Earlier this year, it was predicted that about a million drones would be sold over the holiday season. If you were one of the lucky ones to be gifted a drone, or Unmanned Aerial Vehicle (UAV), you’re probably already outside seeing what it can do. Just watch out for those trees!

Aerial Drone Stuck in Tree
Unmanned aerial drone stuck in a tree.
When a UAV touches even small leaves or twigs, one or more of the rotors slows down, resulting in loss of power and control. The UAV can quickly veer off course and become tangled in leaves and branches or, if the pilot is really unlucky, it may fall to the ground.

Over the past few years, Bartlett Tree Experts has had its share of drone rescues. While most pilots try to avoid trees, we’ve been experimenting with different ways to use drones near and in tree canopies to detect tree problems without having to climb the tree. We’re also looking at using them to drop climbing lines into tall trees to make our work more efficient. Given the nature of this work, you can imagine we’ve had a lot of experience retrieving stuck drones.

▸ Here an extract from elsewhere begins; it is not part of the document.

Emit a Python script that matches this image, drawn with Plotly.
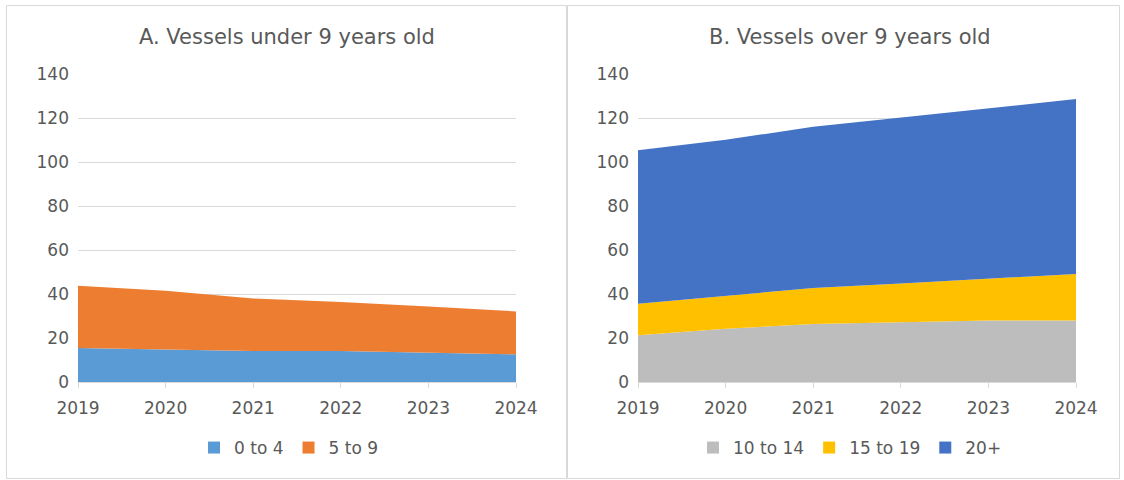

Before attempting retrieval, make sure you wiggle the controls a bit – you might get lucky and dislodge it or drop it to a lower branch. You can also shake lower branches gently to see if it frees easily. If it’s still trapped, you’ll need a new plan of attack.

Foreman Jon Loughlin rescues a drone.
Foreman Jon Loughlin rescues a drone.
For drones stuck fairly close to the ground, a long pole will usually do the trick. We’ve had success using a pole saw or pole pruner. These tools have ends that can catch a prop guard and carefully lift the drone out of the tree so that it’s less likely to drop to the ground.

If the UAV is higher, a person in an aerial lift can often reach it by hand or with a pole. If the site is not accessible to an aerial lift, a professional tree climber will need to ascend the tree, work their way out onto the offending branch and grab the drone. Climbing trees can be extremely dangerous work, especially for those without necessary experience, equipment and knowledge of safety protocols. This type of work should only be done by professionals. Many will tell you that it’s a lot easier than rescuing an angry cat!